Lots of sweeping anti landlord sentiment here, and rightfully so. There are a lot of rogue landlords out there providing inhumane conditions for people to live in, so everyone is completely entitled to hate them for their shitty practices.

In response to some of the comments suggesting landlords do nothing - what people miss out is that landlords are often buying up some of the worst housing stock and turning them into livable properties.

These are properties that are often in such poor condition that a regular buyer won't touch them because of the work needed to make it liveable. This isn't something people can manage while working full time jobs, or living there with families.

A segment of these are properties for social housing for vulnerable people, a gap that councils do a rubbish job at filling or simply don't have capacity to fill themselves.

Landlords don't just buy property and rent it out, a fair share of them are developers in some capacity.
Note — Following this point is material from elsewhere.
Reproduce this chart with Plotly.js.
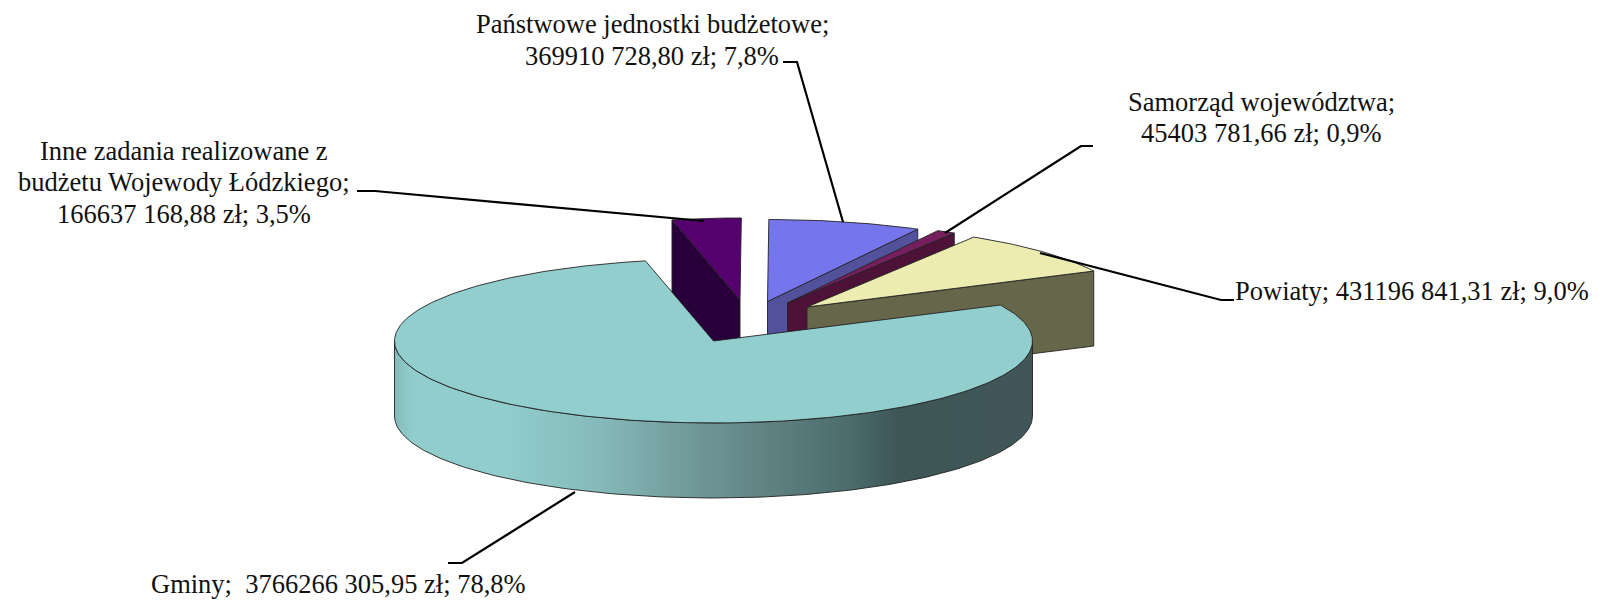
<!DOCTYPE html>
<html><head><meta charset="utf-8">
<script src="https://cdn.plot.ly/plotly-3.0.1.min.js"></script>
<style>html,body{margin:0;padding:0;background:#fff}#c{width:1601px;height:601px}</style>
</head><body><div id="c"></div>
<script>
// ---- data ----
const categories = ["Gminy","Inne zadania","Państwowe jednostki budżetowe","Samorząd województwa","Powiaty"];
const values = [3766266305.95,166637168.88,369910728.80,45403781.66,431196841.31];
const topColors = ["#92CECE","#560070","#7676EC","#771F5E","#ECECB0"];
const wallColors = ["#405658","#28003A","#52529C","#4E1238","#66664A"];
// label lines: text, x, y, anchor
const labelTexts = ["Państwowe jednostki budżetowe;","369910 728,80 zł; 7,8%","Samorząd województwa;","45403 781,66 zł; 0,9%","Powiaty; 431196 841,31 zł; 9,0%","Gminy;  3766266 305,95 zł; 78,8%","Inne zadania realizowane z","budżetu Wojewody Łódzkiego;","166637 168,88 zł; 3,5%"];
const labelX = [652,652,1261,1261,1233,149,184,184,184];
const labelY = [24,56,102,133,291,584,151,182,214];
const labelAnchor = ["center","center","center","center","left","left","center","center","center"];
// pie geometry
const pieCx = 713.5, pieCy = 341, rx = 319, ry = 82, depth = 75, startDeg = 26;
const explodeX = [0,26.5,54,74,93.5];
const explodeY = [0,-41,-39.5,-38,-34];
// leader lines
const leaderX = [[448,462,575],[357,375,704],[783,797,843],[1093,1081,945],[1234,1221,1040]];
const leaderY = [[563,563,492],[191,191,221],[62,62,222],[146,146,233],[300,300,253]];

// ---- drawing ----
const total = values.reduce((a,b)=>a+b,0);
const traces = [];
const edge = {color:"#222",width:0.9};
function poly(x,y,color,extra){
  traces.push(Object.assign({type:"scatter",mode:"lines",x:x,y:y,fill:"toself",fillcolor:color,line:edge,hoverinfo:"skip",showlegend:false},extra||{}));
}
let a = startDeg;
const spans = values.map(v=>{const s=a,e=a-v/total*360;a=e;return [s,e];});
function pt(i,t){const r=t*Math.PI/180;return [pieCx+explodeX[i]+rx*Math.cos(r),pieCy+explodeY[i]-ry*Math.sin(r)];}
function face(i){
  const ax=pieCx+explodeX[i],ay=pieCy+explodeY[i];
  const X=[ax],Y=[ay];const [s,e]=spans[i];
  const n=Math.max(2,Math.ceil((s-e)));
  for(let k=0;k<=n;k++){const p=pt(i,s+(e-s)*k/n);X.push(p[0]);Y.push(p[1]);}
  X.push(ax);Y.push(ay);poly(X,Y,topColors[i]);
}
function radialWall(i){
  const ax=pieCx+explodeX[i],ay=pieCy+explodeY[i];
  const [s,e]=spans[i];
  const mid=(s+e)/2;
  const t=Math.cos(mid*Math.PI/180)<0?s:e;
  const p=pt(i,t);
  poly([ax,p[0],p[0],ax,ax],[ay,p[1],p[1]+depth,ay+depth,ay],wallColors[i]);
}
[1,2,3,4].forEach(i=>{radialWall(i);face(i);});
// front wall of the large slice, lit from the left
const fx=[],fy=[];
for(let t=180;t<=360;t+=1){const p=pt(0,t);fx.push(p[0]);fy.push(p[1]);}
for(let t=360;t>=180;t-=1){const p=pt(0,t);fx.push(p[0]);fy.push(p[1]+depth);}
fx.push(fx[0]);fy.push(fy[0]);
poly(fx,fy,"#92CECE",{fillgradient:{type:"horizontal",colorscale:[[0,"#86BBBB"],[0.03,"#92CDCD"],[0.17,"#92CDCD"],[0.32,"#85BABA"],[0.45,"#739C9C"],[0.59,"#5F8182"],[0.72,"#4A6A6B"],[0.79,"#3F5657"],[1,"#405658"]]}});
face(0);
leaderX.forEach((x,i)=>traces.push({type:"scatter",mode:"lines",x:x,y:leaderY[i],line:{color:"#000",width:2.2},hoverinfo:"skip",showlegend:false}));

const annotations = labelTexts.map((t,i)=>({text:t,x:labelX[i],y:labelY[i],xref:"x",yref:"y",xanchor:labelAnchor[i],yanchor:"middle",showarrow:false,font:{family:"Liberation Serif",size:26.5,color:"#111"}}));
Plotly.newPlot("c",traces,{
  width:1601,height:601,margin:{l:0,r:0,t:0,b:0},paper_bgcolor:"#fff",plot_bgcolor:"#fff",showlegend:false,
  xaxis:{range:[0,1601],visible:false,fixedrange:true},
  yaxis:{range:[601,0],visible:false,fixedrange:true},
  annotations:annotations
},{displayModeBar:false,staticPlot:true});
</script></body></html>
Landlords that use this model are project managers. Developing property takes a lot of money, skill and effort. You need a system and extensive network in place to make things work, from managing the purchase process to managing trades and ensuring regulatory compliance. It's a business, and all businesses need effective systems to operate.

Another comment summarised my ethos perfectly. Don't be a dickhead, and if I or my family couldn't live in the properly comfortably, don't rent it out till it is rectified. Make liveable homes that people will enjoy staying in.

To say that all landlords just steal money and do nothing is an inaccurate assessment.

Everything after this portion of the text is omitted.